Esse prazo antecipa a proposta do Objetivo 6 do Desenvolvimento Sustentável (ODS), da Organização das Nações Unidas, que almeja, até o ano de 2030, “alcançar o acesso a saneamento e higiene adequados e equitativos para todos”, bem como “melhorar a qualidade da água, reduzindo a poluição, eliminando despejo e minimizando a liberação de produtos químicos e materiais perigosos, reduzindo à metade a proporção de águas residuais não tratadas e aumentando substancialmente a reciclagem e reutilização segura globalmente”.

Foto: Luciano Moreira

E toda ação positiva nesse cenário vai impactar diretamente no ODS 14, que foca na conservação e uso sustentável do oceano e dos recursos marinhos. Numa indissociável conexão, o cumprimento das metas do ODS 6 são vitais para que as do ODS 14 também sejam alcançadas. Até 2025, deseja-se “prevenir e reduzir significativamente a poluição marinha de todos os tipos, especialmente a advinda de atividades terrestres, incluindo detritos marinhos e a poluição por nutrientes” – oriundas, essencialmente, das ações antrópicas. 

E a tradição?

Novamente, volta à cena o cotidiano da Escola do Mar. Com um currículo amplo, baseado no letramento oceânico, com as infinitas possibilidades da economia azul, tem como objetivo também valorizar e resguardar a sabedoria ancestral, entre elas a pesca artesanal, que faz parte do cerne da cultura bombinense. Assim, descendentes de tradicionais famílias de pescadores se conectam à riqueza material e imaterial da arte da pesca, ampliam a concepção da importância da conservação e do cuidado de seu território para que outra meta da Agenda 2030 para o desenvolvimento sustentável, mantenha-se real na Costa Esmeralda: “o acesso dos pescadores artesanais de pequena escala aos recursos marinhos e mercados”.

Silvana Leone – coordenadora do Programa Escola do Mar

Silvana Leone – coordenadora do Programa Escola do MarE é a própria professora Silvana Leone, já surpreendida pela esperta Maria Valentina, uma das principais promotoras do resgate e pertencimento em relação à cultura e às tradições, que explica: “buscamos conscientizar os alunos da Escola do Mar de que temos que dar oportunidade à vida, e o princípio determinante para isso é a manutenção da possibilidade de o meio ambiente continuar sendo protagonista”.

Completando o raciocínio iniciado pela professora Silvana, o aluno Noah Parmeggiani de Castilhos, de 11 anos, vai além: “se não tratarmos o esgoto, ele vai para a terra, contamina e adoece as pessoas e o meio ambiente”. 

Ou seja, vem da sabedoria inata dos mais novos e da compreensão diferenciada deles, o caminho para que Bombinhas mantenha seus atrativos, sua identidade e seu status diferenciado.

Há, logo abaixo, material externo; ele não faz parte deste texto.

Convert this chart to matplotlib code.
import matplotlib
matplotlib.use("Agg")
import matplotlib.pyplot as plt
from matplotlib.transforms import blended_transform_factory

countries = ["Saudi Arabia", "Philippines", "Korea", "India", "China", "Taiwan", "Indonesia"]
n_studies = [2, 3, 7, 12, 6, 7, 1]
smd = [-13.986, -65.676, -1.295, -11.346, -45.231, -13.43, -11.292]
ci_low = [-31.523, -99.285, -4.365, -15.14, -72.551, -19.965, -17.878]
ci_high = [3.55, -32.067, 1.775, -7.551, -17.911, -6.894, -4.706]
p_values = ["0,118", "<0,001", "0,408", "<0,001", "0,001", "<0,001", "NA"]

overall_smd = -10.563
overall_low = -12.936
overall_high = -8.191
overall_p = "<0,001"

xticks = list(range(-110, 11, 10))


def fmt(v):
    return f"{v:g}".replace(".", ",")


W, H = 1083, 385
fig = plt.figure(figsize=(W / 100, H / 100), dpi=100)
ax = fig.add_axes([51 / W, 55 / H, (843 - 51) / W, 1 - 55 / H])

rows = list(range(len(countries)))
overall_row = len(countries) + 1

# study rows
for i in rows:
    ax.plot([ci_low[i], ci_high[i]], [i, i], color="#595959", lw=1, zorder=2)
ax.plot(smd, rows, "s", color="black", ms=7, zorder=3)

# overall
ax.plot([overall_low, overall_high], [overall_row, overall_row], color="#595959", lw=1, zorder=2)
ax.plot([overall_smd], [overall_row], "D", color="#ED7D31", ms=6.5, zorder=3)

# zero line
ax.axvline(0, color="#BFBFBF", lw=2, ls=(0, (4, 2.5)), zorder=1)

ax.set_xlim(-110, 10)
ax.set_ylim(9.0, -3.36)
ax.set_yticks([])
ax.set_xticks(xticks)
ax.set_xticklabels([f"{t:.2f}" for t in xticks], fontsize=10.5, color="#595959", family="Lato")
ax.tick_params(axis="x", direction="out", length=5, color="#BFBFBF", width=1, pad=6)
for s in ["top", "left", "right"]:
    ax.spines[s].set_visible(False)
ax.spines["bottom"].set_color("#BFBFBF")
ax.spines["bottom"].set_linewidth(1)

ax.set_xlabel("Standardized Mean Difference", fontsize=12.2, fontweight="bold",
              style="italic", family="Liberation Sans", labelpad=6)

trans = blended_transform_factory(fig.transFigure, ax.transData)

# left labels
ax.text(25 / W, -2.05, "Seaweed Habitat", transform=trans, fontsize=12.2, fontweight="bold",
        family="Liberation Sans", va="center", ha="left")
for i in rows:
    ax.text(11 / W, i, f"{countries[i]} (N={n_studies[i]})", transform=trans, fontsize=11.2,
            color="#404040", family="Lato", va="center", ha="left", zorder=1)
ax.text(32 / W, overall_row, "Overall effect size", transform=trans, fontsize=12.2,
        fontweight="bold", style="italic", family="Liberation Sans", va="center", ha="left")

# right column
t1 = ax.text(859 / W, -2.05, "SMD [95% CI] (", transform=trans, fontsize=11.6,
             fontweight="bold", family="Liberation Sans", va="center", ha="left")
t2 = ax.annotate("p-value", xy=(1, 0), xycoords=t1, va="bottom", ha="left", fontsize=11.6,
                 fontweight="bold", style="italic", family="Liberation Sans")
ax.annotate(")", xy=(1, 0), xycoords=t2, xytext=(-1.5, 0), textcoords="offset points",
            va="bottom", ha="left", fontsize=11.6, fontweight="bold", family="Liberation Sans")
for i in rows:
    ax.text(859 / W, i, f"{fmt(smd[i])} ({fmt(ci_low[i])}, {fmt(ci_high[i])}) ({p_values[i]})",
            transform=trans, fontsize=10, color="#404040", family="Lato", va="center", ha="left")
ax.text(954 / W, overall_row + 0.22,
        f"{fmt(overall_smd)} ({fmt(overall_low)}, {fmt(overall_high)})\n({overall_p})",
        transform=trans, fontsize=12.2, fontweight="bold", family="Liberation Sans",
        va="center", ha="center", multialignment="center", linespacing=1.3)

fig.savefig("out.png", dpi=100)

Assim, pode-se afirmar aos alunos do Programa Escola do Mar, em especial aos espertos Maria Valentina e Noah, que, com os esforços coletivos, integrando poder público, iniciativa privada e esse protagonismo juvenil que tem feito diferença – e se tornado referência –, que num futuro não muito distante a sua indagação e a sua assertividade tornem-se um vislumbre de que todas as praias de Bombinhas – que tem 60% do seu território inserido em uma APA (área de Preservação Ambiental) –,  estejam ostentando muito mais do que uma certificação ambiental, quem sabe, exemplos a serem seguidos por todo o planeta. E vocês, da nova geração, tornem-se os verdadeiros guardiões de toda a vida gerada a partir das águas – sejam elas doces ou salgadas.